Про меня и Свету. Дневник онкологического больного (Севостьянова) - страница 30

Зато хирург мой, пожалуй, душка. Врач, решивший оспорить мнение своего руководства, для меня уже почти герой. Немногие это умеют, и немногие это хотят. Да-да, почти двухнедельные споры с хирургом закончились моей полной победой. То убеждая его по телефону, то совершая личные набеги на его кабинет, я все же смогла добиться согласия на секторальную резекцию. Это название операции, когда удаляют только опухоль. Именно о таком исходе хирургического вмешательства мне и говорили полгода назад. А потом было два курса химии – четыре “желтых” плюс две “красные”, которые, как предполагалось, должны были еще улучшить результат. А вместо этого после окончания неоадьювантного лечения я услышала грозное словосочетание “полная мастэктомия”. И уже даже по одному слову “полная” было понятно, что грудь хотят отрезать всю.

Если честно, наверное, я бы даже не сопротивлялась, если бы о том, что мне отрежут грудь, мне бы сказали изначально. Я ведь все понимаю: хочешь жить, придется чем-нибудь пожертвовать или рискнуть. Но зачем тогда полгода химических мучений, из-за которых у меня уже барахлит сердце, почти отказывает печень, нарушилось пищеварение да и просто произошла потеря всех моих волос? Было плохо, стало еще хуже, и это притом что хотели сделать, как всегда, хорошо. В общем, я подписала бумажку. Это уже третья моя бумага об отказе за последние два года. Сначала я писала, что беру на себя риски, отказываясь удалять щитовидку, вопреки диагнозу “рак щитовидной железы”. Весной отказалась удалять желчный пузырь. Я тогда буквально сбежала с хирургического стола, потому что надо было быстро выбирать – лапароскопическое удаление желчного или проведение очередной химиотерапии. Выбор в пользу химии при онкологии, конечно, очевиден. Сейчас с уже привычными словами “Все риски осознаю и бла-бла-бла” готовлю расписку в связи с предстоящей операцией на молочной железе.

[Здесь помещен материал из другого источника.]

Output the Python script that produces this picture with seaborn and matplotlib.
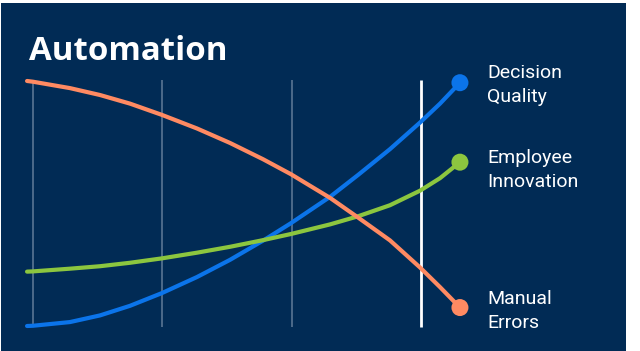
import matplotlib
matplotlib.use("Agg")
import matplotlib.pyplot as plt
import seaborn as sns
import pandas as pd

# ---- data ----
x_pos = [-0.046, 0.0, 0.286, 0.518, 0.750, 0.998, 1.268, 1.524, 1.779, 1.995,
         2.297, 2.514, 2.761, 2.993, 3.148, 3.302]
manual_errors = [99.6, 99.3, 96.7, 93.9, 90.4, 85.8, 80.3, 74.4, 67.8, 61.7,
                 52.1, 44.1, 34.8, 23.8, 15.8, 7.5]
decision_quality = [0.0, 0.1, 1.6, 4.3, 8.2, 13.4, 19.9, 26.9, 34.7, 41.8,
                    52.5, 61.4, 71.9, 82.7, 90.4, 98.9]
employee_innovation = [22.1, 22.2, 23.3, 24.3, 25.7, 27.5, 29.8, 32.2, 34.9, 37.4,
                       41.3, 44.6, 49.1, 55.0, 60.1, 66.6]
series_names = ["Decision\nQuality", "Employee\nInnovation", "Manual\nErrors"]
title = "Automation"
grid_x = [0, 1, 2]
highlight_x = 3

colors = {"Decision\nQuality": "#0b74ea",
          "Employee\nInnovation": "#8cc63f",
          "Manual\nErrors": "#ff8a62"}
BG = "#012b55"

df = pd.concat([
    pd.DataFrame({"x": x_pos, "y": decision_quality, "series": series_names[0]}),
    pd.DataFrame({"x": x_pos, "y": employee_innovation, "series": series_names[1]}),
    pd.DataFrame({"x": x_pos, "y": manual_errors, "series": series_names[2]}),
])

sns.set_theme(style="white")
plt.rcParams["font.family"] = ["Roboto", "DejaVu Sans"]

fig = plt.figure(figsize=(6.4, 3.51), dpi=100, facecolor="white")
ax = fig.add_axes([1 / 640, 0, 625 / 640, 348 / 351])
ax.set_facecolor(BG)
for s in ax.spines.values():
    s.set_visible(False)

# pixel mapping: x = (px-33)/129.3, y = (326-py)/2.46
ax.set_xlim((1 - 33) / 129.3, (626 - 33) / 129.3)
ax.set_ylim((326 - 351) / 2.46, (326 - 3) / 2.46)
ax.set_xticks([])
ax.set_yticks([])

ax.vlines(grid_x, -0.4, 100, color="#4d6a8a", lw=1.4, zorder=1)
ax.vlines([highlight_x], -0.4, 100, color="white", lw=2.0, zorder=1)

sns.lineplot(data=df, x="x", y="y", hue="series", palette=colors, lw=3,
             legend=False, ax=ax, zorder=3, sort=False)
for ln in ax.lines:
    ln.set_solid_capstyle("round")
    ln.set_solid_joinstyle("round")

last = df.groupby("series", sort=False).tail(1)
sns.scatterplot(data=last, x="x", y="y", hue="series", palette=colors, s=150,
                edgecolor="none", legend=False, ax=ax, zorder=4)

label_dy = {"Decision\nQuality": -0.8, "Employee\nInnovation": -3.2, "Manual\nErrors": -1.4}
lx = (487 - 33) / 129.3
for _, r in last.iterrows():
    ax.text(lx, r["y"] + label_dy[r["series"]], r["series"], color="white",
            fontsize=14, va="center", ha="left", linespacing=1.42)

ax.text((29 - 33) / 129.3, (326 - 60) / 2.46, title, color="white",
        fontsize=23.8, fontweight="bold", va="baseline", ha="left",
        family=["Open Sans", "DejaVu Sans"])

fig.savefig("out.png", dpi=100, facecolor="white")
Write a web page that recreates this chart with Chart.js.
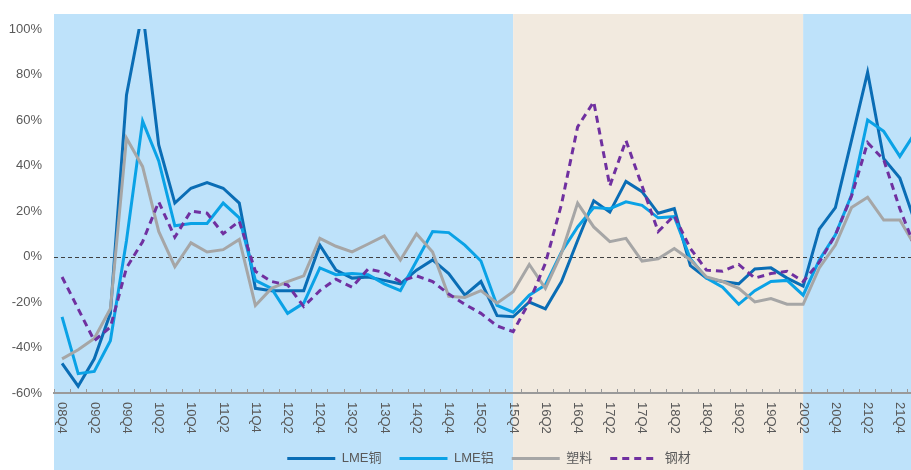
<!DOCTYPE html>
<html>
<head>
<meta charset="utf-8">
<script src="https://cdn.jsdelivr.net/npm/chart.js@4/dist/chart.umd.min.js"></script>
<style>
  html, body { margin: 0; padding: 0; overflow: hidden; background: #ffffff; }
  #wrap { position: relative; width: 924px; height: 470px; }
</style>
</head>
<body>
<div id="wrap"><canvas id="chart"></canvas></div>
<script>
// Quarterly year-on-year change (%)
const quarters = [
  '08Q4',
  '09Q1', '09Q2', '09Q3', '09Q4',
  '10Q1', '10Q2', '10Q3', '10Q4',
  '11Q1', '11Q2', '11Q3', '11Q4',
  '12Q1', '12Q2', '12Q3', '12Q4',
  '13Q1', '13Q2', '13Q3', '13Q4',
  '14Q1', '14Q2', '14Q3', '14Q4',
  '15Q1', '15Q2', '15Q3', '15Q4',
  '16Q1', '16Q2', '16Q3', '16Q4',
  '17Q1', '17Q2', '17Q3', '17Q4',
  '18Q1', '18Q2', '18Q3', '18Q4',
  '19Q1', '19Q2', '19Q3', '19Q4',
  '20Q1', '20Q2', '20Q3', '20Q4',
  '21Q1', '21Q2', '21Q3', '21Q4',
  '22Q1'
];

const lmeCopper = [
  -47,
  -57, -45, -25, 71,
  108, 49, 23.5, 30,
  32.5, 30, 23.5, -14,
  -15, -15, -15, 5,
  -6, -9.5, -9, -10.5,
  -12, -6, -1.5, -7.5,
  -17, -11, -26, -26.5,
  -20, -23, -11, 7,
  24.5, 19.5, 33, 28.5,
  19, 21, -4, -9.5,
  -11, -12, -5.5, -5,
  -9.5, -13, 12, 21.5,
  51, 81, 43, 34.5,
  14
];

const lmeAluminium = [
  -26.5,
  -51.5, -50.5, -37, 7,
  59.5, 42, 13.5, 14.5,
  14.5, 23.5, 17, -10.5,
  -14, -25, -20.5, -5,
  -8, -7.5, -8, -12,
  -15, -2, 11, 10.5,
  5, -2, -21.5, -24.5,
  -17, -12.5, 2, 13,
  21.5, 21, 24, 22.5,
  17, 17.5, -1, -9.5,
  -13.5, -21, -15, -11,
  -10.5, -17, -1.5, 9.5,
  27, 60, 55, 44,
  55
];

const plastics = [
  -45,
  -41, -36, -23, 52,
  39.5, 11, -4.5, 6,
  2, 3, 7.5, -21.5,
  -14, -11, -8.5, 8,
  4.5, 2, 5.5, 9,
  -1.5, 10, 2, -17.5,
  -18, -15, -20.5, -15.5,
  -3.5, -14, 1.5, 23.5,
  13, 6.5, 8, -2,
  -1, 3.5, -1.5, -9,
  -11, -14, -20, -18.5,
  -21, -21, -5, 5,
  21.5, 26, 16, 16,
  4
];

const steel = [
  -9,
  -23, -37, -31, -5,
  6.5, 24, 8.5, 20,
  19, 10, 15.5, -6.5,
  -11, -12.5, -22, -15,
  -10, -13.5, -5.5, -7,
  -11, -8.5, -11, -16.5,
  -21, -25, -30.5, -33,
  -20, -3, 23, 57,
  68, 31, 51, 31,
  11, 18, 3.5, -6,
  -6.5, -3.5, -9.5, -7.5,
  -6.5, -11, -2.5, 9.5,
  26.5, 50, 42.5, 21,
  3
];

const seriesNames = ['LME铜', 'LME铝', '塑料', '钢材'];
const yTickValues = [-60, -40, -20, 0, 20, 40, 60, 80, 100];

// Quarters bounding the shaded middle period
const periodStart = '15Q4';
const periodEnd = '20Q2';

const BAND_BLUE = '#BEE2FA';
const BAND_BEIGE = '#F2EADF';
const TEXT_GREY = '#595959';
const FONT_FAMILY = '"Liberation Sans", Arial, "Noto Sans CJK SC", sans-serif';

// Coloured background bands behind the plot and the legend
const bandsPlugin = {
  id: 'bands',
  beforeDraw(chart) {
    const { ctx, chartArea, scales } = chart;
    const xs = scales.x;
    const a = xs.getPixelForValue(quarters.indexOf(periodStart));
    const b = xs.getPixelForValue(quarters.indexOf(periodEnd));
    const top = chartArea.top - 15;
    const h = chart.height - top;
    ctx.save();
    ctx.fillStyle = BAND_BLUE;
    ctx.fillRect(chartArea.left, top, a - chartArea.left, h);
    ctx.fillStyle = BAND_BEIGE;
    ctx.fillRect(a, top, b - a, h);
    ctx.fillStyle = BAND_BLUE;
    ctx.fillRect(b, top, chart.width - b, h);
    ctx.restore();
  }
};

// Dashed reference line at 0%
const zeroLinePlugin = {
  id: 'zeroLine',
  beforeDatasetsDraw(chart) {
    const { ctx, chartArea, scales } = chart;
    const y0 = Math.round(scales.y.getPixelForValue(0)) + 0.5;
    ctx.save();
    ctx.strokeStyle = '#404040';
    ctx.lineWidth = 1;
    ctx.setLineDash([4, 3]);
    ctx.beginPath();
    ctx.moveTo(chartArea.left, y0);
    ctx.lineTo(chartArea.right, y0);
    ctx.stroke();
    ctx.restore();
  }
};

// Quarter labels, every second category, written top-to-bottom
const quarterLabelsPlugin = {
  id: 'quarterLabels',
  afterDraw(chart) {
    const { ctx, chartArea, scales } = chart;
    const xs = scales.x;
    ctx.save();
    ctx.font = '13px ' + FONT_FAMILY;
    ctx.fillStyle = TEXT_GREY;
    ctx.textAlign = 'left';
    ctx.textBaseline = 'middle';
    for (let i = 0; i < quarters.length; i += 2) {
      const px = xs.getPixelForValue(i);
      ctx.save();
      ctx.translate(px, chartArea.bottom + 9);
      ctx.rotate(Math.PI / 2);
      ctx.fillText(quarters[i], 0, 0);
      ctx.restore();
    }
    ctx.restore();
  }
};

function lineSet(label, data, color, order, dash) {
  return {
    label,
    data,
    borderColor: color,
    backgroundColor: color,
    borderWidth: 3,
    borderDash: dash || [],
    pointRadius: 0,
    pointHoverRadius: 0,
    tension: 0,
    fill: false,
    order
  };
}

new Chart(document.getElementById('chart'), {
  type: 'line',
  data: {
    labels: quarters,
    datasets: [
      lineSet(seriesNames[0], lmeCopper, '#0A6DB5', 3),
      lineSet(seriesNames[1], lmeAluminium, '#0AA2E6', 2),
      lineSet(seriesNames[2], plastics, '#A6A6A6', 1),
      lineSet(seriesNames[3], steel, '#7030A0', 0, [7, 5])
    ]
  },
  options: {
    responsive: true,
    maintainAspectRatio: false,
    animation: false,
    devicePixelRatio: 1,
    layout: { padding: { top: 29, right: 0, bottom: 6, left: 0 } },
    plugins: {
      tooltip: { enabled: false },
      legend: {
        position: 'bottom',
        align: 'center',
        fullSize: false,
        maxHeight: 30,
        labels: {
          usePointStyle: true,
          pointStyle: 'line',
          pointStyleWidth: 48,
          padding: 18,
          color: TEXT_GREY,
          font: { size: 13, family: FONT_FAMILY },
          sort: (a, b) => a.datasetIndex - b.datasetIndex,
          generateLabels(chart) {
            const items = Chart.defaults.plugins.legend.labels.generateLabels(chart);
            items.forEach(item => {
              const ds = chart.data.datasets[item.datasetIndex];
              item.lineDash = ds.borderDash;
              item.lineWidth = ds.borderWidth;
              item.strokeStyle = ds.borderColor;
              item.pointStyle = 'line';
            });
            return items;
          }
        }
      }
    },
    scales: {
      x: {
        type: 'category',
        offset: true,
        grid: {
          display: true,
          drawOnChartArea: false,
          drawTicks: true,
          offset: true,
          tickLength: -4,
          tickColor: '#9A9A9A',
          tickWidth: 1
        },
        border: { display: true, color: '#9A9A9A', width: 2 },
        ticks: { display: false, autoSkip: false },
        afterFit(scale) { scale.height = 41; }
      },
      y: {
        min: -60,
        max: 100,
        grid: { display: false, drawTicks: false },
        border: { display: false },
        afterBuildTicks(scale) { scale.ticks = yTickValues.map(v => ({ value: v })); },
        ticks: {
          padding: 12,
          color: TEXT_GREY,
          font: { size: 13, family: FONT_FAMILY },
          callback: v => v + '%'
        },
        afterFit(scale) { scale.width = 54; }
      }
    }
  },
  plugins: [bandsPlugin, zeroLinePlugin, quarterLabelsPlugin]
});
</script>
</body>
</html>
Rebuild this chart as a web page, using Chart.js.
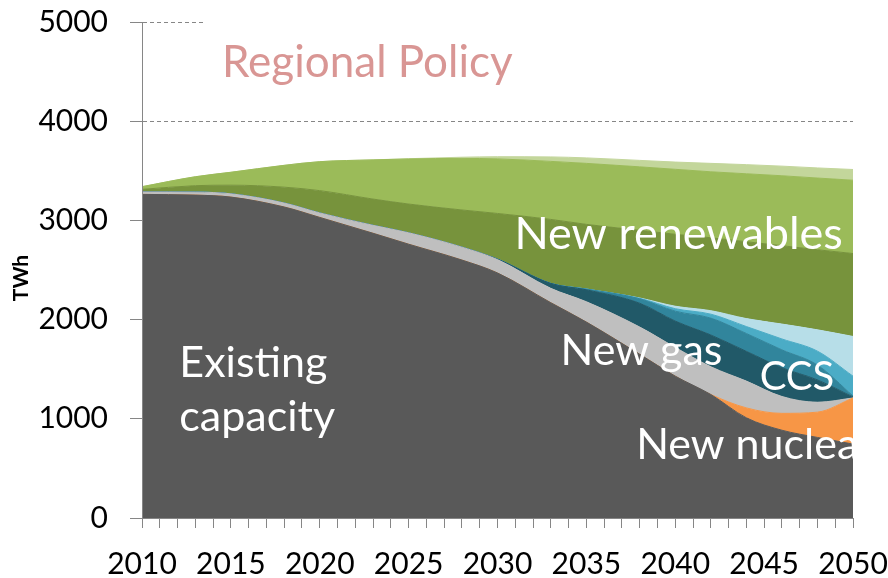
<!DOCTYPE html>
<html>
<head>
<meta charset="utf-8">
<script src="https://cdn.jsdelivr.net/npm/chart.js@4.4.0/dist/chart.umd.min.js"></script>
<style>
  html, body { margin: 0; padding: 0; background: #fff; }
</style>
</head>
<body>
<canvas id="myChart" width="888" height="578"></canvas>
<script>
// years, values are TWh per layer (stacked)
const years    = [2010, 2013, 2015, 2018, 2020, 2023, 2025, 2028, 2030, 2033, 2035, 2038, 2040, 2042, 2044, 2046, 2048, 2050];
const existing = [3262, 3255, 3235, 3135, 3030, 2870, 2760, 2600, 2470, 2170, 1975, 1650, 1430, 1245, 1010, 885, 812, 745];
const nuclear  = [0, 0, 0, 0, 0, 0, 0, 0, 0, 0, 0, 0, 0, 0, 100, 170, 255, 465];
const gas      = [25, 30, 33, 40, 45, 80, 115, 130, 135, 145, 205, 275, 290, 280, 270, 170, 100, 0];
const ccs1     = [0, 0, 0, 0, 0, 0, 0, 0, 5, 50, 120, 240, 265, 320, 300, 290, 225, 10];
const ccs2     = [0, 0, 0, 0, 0, 0, 0, 0, 0, 0, 8, 45, 100, 170, 180, 180, 150, 10];
const ccs3     = [0, 0, 0, 0, 0, 0, 0, 0, 0, 0, 0, 5, 25, 40, 70, 110, 140, 200];
const ccs4     = [0, 0, 0, 0, 0, 0, 0, 0, 0, 0, 0, 3, 25, 35, 80, 150, 215, 400];
const renew1   = [26, 65, 87, 160, 225, 265, 290, 375, 460, 645, 652, 682, 725, 735, 775, 790, 807, 836];
const renew2   = [27, 90, 130, 220, 292, 395, 454, 520, 550, 585, 615, 640, 655, 665, 685, 705, 723, 739];
const renew3   = [0, 0, 0, 0, 0, 0, 3, 12, 22, 45, 55, 65, 73, 85, 92, 97, 102, 108];
const yTicks   = [0, 1000, 2000, 3000, 4000, 5000];

const series = [
  ['Existing capacity', existing, '#595959'],
  ['New nuclear', nuclear, '#F79646'],
  ['New gas', gas, '#BFBFBF'],
  ['CCS 1', ccs1, '#215968'],
  ['CCS 2', ccs2, '#31859C'],
  ['CCS 3', ccs3, '#4BACC6'],
  ['CCS 4', ccs4, '#B7DEE8'],
  ['New renewables 1', renew1, '#77933C'],
  ['New renewables 2', renew2, '#9BBB59'],
  ['New renewables 3', renew3, '#C3D69B']
];

const datasets = series.map((s, i) => ({
  label: s[0],
  data: years.map((yr, j) => ({x: yr, y: s[1][j]})),
  backgroundColor: s[2],
  borderColor: s[2],
  borderWidth: 1,
  pointRadius: 0,
  fill: i === 0 ? 'origin' : '-1',
  cubicInterpolationMode: 'monotone'
}));

const FONT = 'Lato';

const labelPlugin = {
  id: 'areaLabels',
  beforeDraw(chart) {
    const c = chart.ctx;
    c.save();
    c.fillStyle = '#fff';
    c.fillRect(0, 0, chart.width, chart.height);
    c.restore();
  },
  afterDatasetsDraw(chart) {
    const {ctx, chartArea, scales: {x, y}} = chart;
    ctx.save();
    ctx.beginPath();
    ctx.rect(chartArea.left, chartArea.top, chartArea.right - chartArea.left, chartArea.bottom - chartArea.top);
    ctx.clip();
    ctx.fillStyle = '#ffffff';
    ctx.textAlign = 'left';
    ctx.textBaseline = 'alphabetic';
    ctx.font = '43px ' + FONT;
    ctx.fillText('Existing', x.getPixelForValue(2012.1), y.getPixelForValue(1420));
    ctx.fillText('capacity', x.getPixelForValue(2012.1), y.getPixelForValue(875));
    ctx.fillText('New gas', x.getPixelForValue(2033.55), y.getPixelForValue(1542));
    ctx.fillText('New nuclear', x.getPixelForValue(2037.8), y.getPixelForValue(595));
    ctx.font = '40px ' + FONT;
    ctx.fillText('CCS', x.getPixelForValue(2044.75), y.getPixelForValue(1290));
    ctx.font = '45px ' + FONT;
    ctx.fillText('New renewables', x.getPixelForValue(2030.95), y.getPixelForValue(2712));
    ctx.restore();
  },
  afterDraw(chart) {
    const {ctx, chartArea, scales: {x, y}} = chart;
    ctx.save();
    // title box sits over the top gridline
    ctx.fillStyle = '#ffffff';
    ctx.fillRect(x.getPixelForValue(2013.5), 4, chart.width, 96);
    ctx.fillStyle = '#D99694';
    ctx.font = '44px ' + FONT;
    ctx.textAlign = 'left';
    ctx.textBaseline = 'alphabetic';
    ctx.fillText('Regional Policy', x.getPixelForValue(2014.5), y.getPixelForValue(4450));
    // axis unit, rotated
    ctx.fillStyle = '#000';
    ctx.font = 'bold 21px ' + FONT;
    ctx.textAlign = 'center';
    ctx.textBaseline = 'middle';
    ctx.translate(21, (chartArea.top + chartArea.bottom) / 2 + 8);
    ctx.rotate(-Math.PI / 2);
    ctx.fillText('TWh', 0, 0);
    ctx.restore();
  }
};

const ctx = document.getElementById('myChart').getContext('2d');
let myChart = new Chart(ctx, {
  type: 'line',
  data: { datasets: datasets },
  plugins: [labelPlugin],
  options: {
    responsive: false,
    animation: false,
    devicePixelRatio: 1,
    layout: { padding: { top: 22, right: 35, left: 0, bottom: 0 } },
    plugins: { legend: { display: false }, tooltip: { enabled: false } },
    scales: {
      x: {
        type: 'linear',
        min: 2010,
        max: 2050,
        grid: { drawOnChartArea: false, tickLength: 10, color: '#868686' },
        border: { color: '#868686', z: 1 },
        ticks: {
          stepSize: 1,
          autoSkip: false,
          maxRotation: 0,
          padding: 18,
          color: '#000',
          font: { family: FONT, size: 30 },
          callback: v => (v % 5 === 0 ? String(v) : '')
        },
        afterFit: s => { s.height = 60; s.paddingLeft = 0; s.paddingRight = 0; }
      },
      y: {
        stacked: true,
        min: 0,
        max: 5000,
        afterBuildTicks: s => { s.ticks = yTicks.map(v => ({value: v})); },
        grid: { color: '#868686', tickLength: 12, tickColor: '#868686', tickBorderDash: [] },
        border: { color: '#868686', dash: [4, 3], z: 1 },
        ticks: { padding: 22, color: '#000', font: { family: FONT, size: 30 }, callback: v => String(v) },
        afterFit: s => { s.width = 142; s.paddingTop = 0; s.paddingBottom = 0; }
      }
    }
  }
});
</script>
</body>
</html>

Впрочем, если честно, шепотом я все же подстраховалась. Взяла с хирурга обещание, что если он во время операции поймет, что что-то у меня там неверно, то забудет он об этой моей расписке и грудь, как и было задумано, удалит. Да, теперь я доверяю моему хирургу полностью. А иначе как же ложиться на операционный стол?

11 октября

Наташа лежит в соседней палате. Заговорили мы сразу, легко, с ощущением, что знаем друг друга всю жизнь. Впрочем, это и неудивительно, ведь у нас действительно оказалось очень много общего. Мы одного года рождения, химиотерапию проходили под наблюдением одного и того же врача, и сейчас мне предстоит операция у того же хирурга, кто уже неделю назад прооперировал и Наталью. Даже расположение опухоли и у нее и у меня нестандартное, в нижнем внутреннем квадранте груди. “А метастазы у тебя были?” – спрашиваю я аккуратно у Наташи. Слово это пугает всех, и тех, у кого они нашлись, и тех, у кого ближайшие к груди лимфоузлы оказались чистыми. А еще более пугает слово “микрометастазы”, потому что крохотульки, которые сейчас не видны ни при каких исследованиях, могут уже двигаться по крови по всему организму и начать расти и распространяться через полгода, год, полтора. “Метастазы были, – отвечает Наташа, – но патоморфология еще не пришла из лаборатории, поэтому, сколько их там нашли у меня в подмышке, пока точно не говорят”. И она начинает аккуратную гимнастику левой руки. Грудь у Натальи хирург сохранил, и это дает и мне надежду на то, что он сделает аккуратную операцию по удалению только лишь опухоли, а не всего органа. И хотя я давно скрупулезно изучила все тонкости имплантации на случай, если все же лишусь груди, и приценилась к временным протезам и к постоянным имплантам, но теперь, когда я смотрю на Наташу, внутри меня все ликует. И я начинаю думать не о протезах, а о новом красивом белье. Все же личный пример это великая вещь.